For what it’s worth, here is some gentle guidance:

  1. A softball player cannot both hit the ball and run to first base at the same time. If they run before swinging the bat, they get hit with the pitch and look silly. If they stand around after hitting rather than running, they will be thrown out. Similarly, you cannot both write and edit at once. There is an order, a process. The first job is to GET WORDS ON A PAGE. Nothing is more dreadful than a blank screen. THEN, when you have a bunch of thoughts in front of you, go ahead and edit. Editing comes second, is a separate procedure.
  2. “High school” is two words.
  3. The best essays are not necessarily the longest. Six hundred fifty words is the maximum, not the goal. Don’t overstay your welcome.

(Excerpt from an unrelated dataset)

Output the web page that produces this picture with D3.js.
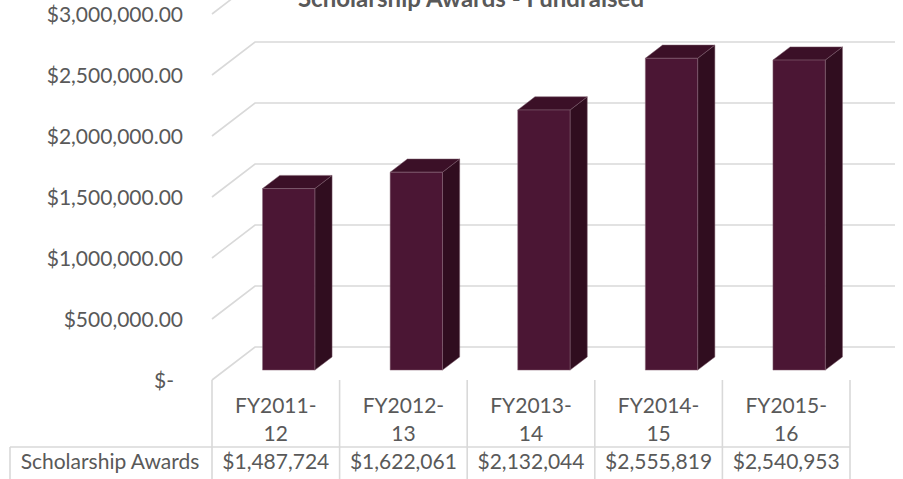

  4. TRY. NOT. TO. BE. TOO. HEAVY. The tone you’re looking for is light, pleasant, anecdotal, bordering on humorous. You trained hard and won the district wrestling tournament? Good for you. Now you have something to mention in the activities section.
  5. English is capitalized because there is a place called England. Math is not capitalized; there is no place called mathland.
  6. Disclose that which is personal. But not too much. Unlike a duck hanging in a restaurant window, you are entitled to your privacy.
  7. Relax and, to the extent possible, enjoy.
  8. Your kids are going to love reading what you came up with 30 years from now when they themselves are writing. Save copies.

Oh, and who is indeed reading admissions essays in 2022? Brilliant, judgmental, literary geniuses? Toni Morrison, John Irving, Dave Barry, and the ghost of Jane Austen? Not so much. John Milton? Not even close. Chances are your essays will be considered by a twenty-something “external reader” working for around $24/hour. They will be evaluating the earnest outpouring of your adolescent soul at the rate of about twenty essays an hour. (See Number 6 above.)